In Byron's "House of Idleness" (1807), published when he was a Cambridge undergraduate, is a piece of prose founded on the episode of Nisus and Euryalus in the "Aeneid" and entitled "The Death of Calmar and Orla—An Imitation of MacPherson's Ossian." "What form rises on the roar of clouds? Whose dark ghost gleams in the red stream of tempests? His voice rolls on the thunder. 'Tis Orla, the brown chief of Orthona. . . Lovely wast thou, son of blue-eyed Morla," etc. After reading several pages of such stuff, one comes to feel that Byron could do this sort of thing about as well as MacPherson himself; and indeed, that Johnson was not so very far wrong when he said that anyone could do it if he would abandon his mind to it.
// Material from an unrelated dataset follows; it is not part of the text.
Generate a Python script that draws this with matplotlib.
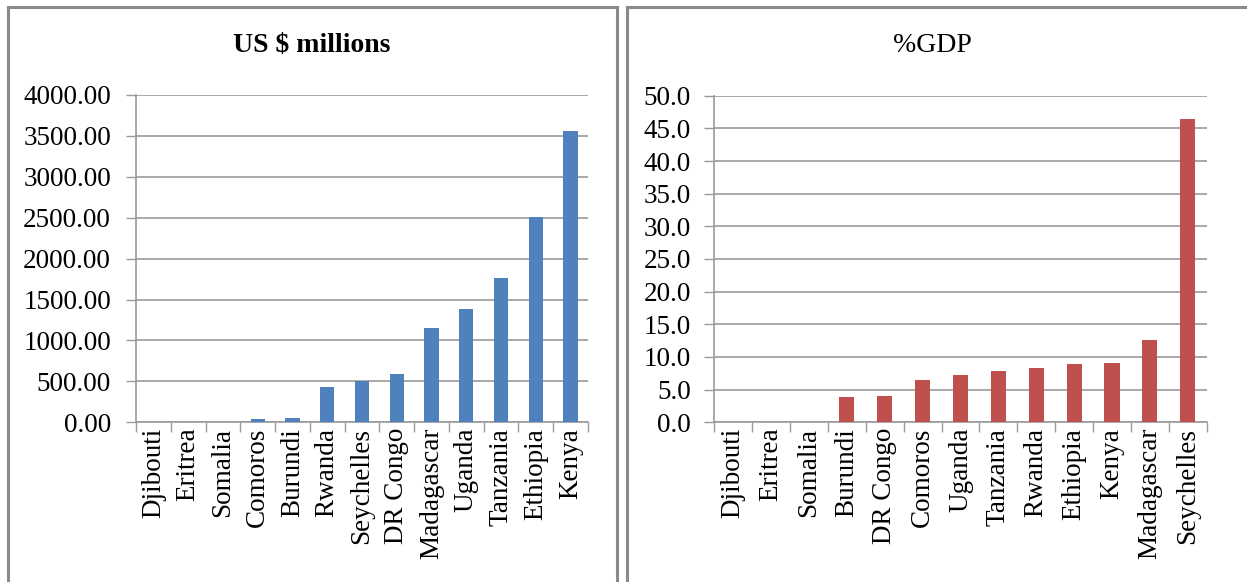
import matplotlib.pyplot as plt
import numpy as np
from matplotlib.patches import Rectangle
from matplotlib.ticker import MultipleLocator, FormatStrFormatter

plt.rcParams['font.family'] = ['Liberation Serif', 'DejaVu Serif']

# US $ millions (sorted ascending)
usd_countries = ['Djibouti', 'Eritrea', 'Somalia', 'Comoros', 'Burundi', 'Rwanda',
                 'Seychelles', 'DR Congo', 'Madagascar', 'Uganda', 'Tanzania',
                 'Ethiopia', 'Kenya']
usd_values = [0, 0, 0, 37, 53, 430, 500, 587, 1150, 1386, 1760, 2505, 3555]

# %GDP (sorted ascending)
gdp_countries = ['Djibouti', 'Eritrea', 'Somalia', 'Burundi', 'DR Congo', 'Comoros',
                 'Uganda', 'Tanzania', 'Rwanda', 'Ethiopia', 'Kenya', 'Madagascar',
                 'Seychelles']
gdp_values = [0, 0, 0, 3.8, 4.0, 6.5, 7.3, 7.9, 8.3, 8.9, 9.1, 12.6, 46.5]

W, H = 1247, 582
fig = plt.figure(figsize=(W / 100, H / 100), dpi=100)

# panel frames (pixel coords -> figure fraction)
def frame(x0, y0, x1, y1):
    fig.patches.append(Rectangle((x0 / W, 1 - y1 / H), (x1 - x0) / W, (y1 - y0) / H,
                                 transform=fig.transFigure, fill=False,
                                 edgecolor='#8a8a8a', linewidth=2.2, zorder=0))

frame(8, 7, 617, 600)
frame(627, 7, 1260, 600)

def make_axes(x0, x1, y0, y1):
    return fig.add_axes([x0 / W, 1 - y1 / H, (x1 - x0) / W, (y1 - y0) / H])

ax1 = make_axes(136, 588, 95, 422.3)
ax2 = make_axes(714.3, 1206.7, 95.7, 422.3)

fs = 19.5
grid_col = '#9a9a9a'

def style(ax, names, values, color, ymax, step, fmt, bw, ypad):
    x = np.arange(len(names))
    ax.bar(x, values, width=bw, color=color, zorder=3)
    ax.set_xlim(-0.5, len(names) - 0.5)
    ax.set_ylim(0, ymax)
    ax.yaxis.set_major_locator(MultipleLocator(step))
    ax.yaxis.set_major_formatter(FormatStrFormatter(fmt))
    ax.set_xticks(np.arange(len(names) + 1) - 0.5, minor=False)
    ax.set_xticklabels([])
    ax.set_xticks(x, minor=True)
    ax.set_xticklabels(names, minor=True, rotation=90, fontsize=fs)
    ax.tick_params(axis='x', which='major', length=7, color=grid_col, width=1)
    ax.tick_params(axis='x', which='minor', length=0, pad=4)
    ax.tick_params(axis='y', length=7, color=grid_col, width=1, labelsize=fs, pad=ypad)
    ax.grid(axis='y', color=grid_col, linewidth=1.2, zorder=0)
    for s in ['top', 'right']:
        ax.spines[s].set_visible(False)
    for s in ['left', 'bottom']:
        ax.spines[s].set_color(grid_col)
        ax.spines[s].set_linewidth(1.2)

style(ax1, usd_countries, usd_values, '#4F81BD', 4000, 500, '%.2f', 0.41, 11)
style(ax2, gdp_countries, gdp_values, '#C0504D', 50, 5, '%.1f', 0.40, 10)

fig.text(312 / W, 1 - 45 / H, 'US $ millions', ha='center', va='center',
         fontsize=20, fontweight='bold')
fig.text(932 / W, 1 - 45 / H, '%GDP', ha='center', va='center', fontsize=20)

fig.savefig('out.png', dpi=100)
Chatterton applied the Ossianic verbiage in a number of pieces which he pretended to have translated from the Saxon: "Ethelgar," "Kenrick," "Cerdick," and "Gorthmund"; as well as in a composition which he called "Godred Crovan," from the Manx dialect, and one from the ancient British, which he entitled "The Heilas." He did not catch the trick quite so successfully as Byron, as a passage or two from "Kenrick" will show: "Awake, son of Eldulph! Thou that sleepest on the white mountain, with the fairest of women; no more pursue the dark brown wolf: arise from the mossy bank of the falling waters: let thy garments be stained in blood, and the streams of life discolor thy girdle. . . Cealwulf of the high mountain, who viewed the first rays of the morning star, swift as the flying deer, strong as a young oak, fiery as an evening wolf, drew his sword; glittering like the blue vapors in the valley of Horso; terrible as the red lightning bursting from the dark-brown clouds, his swift bark rode over the foaming waves like the wind in the tempest."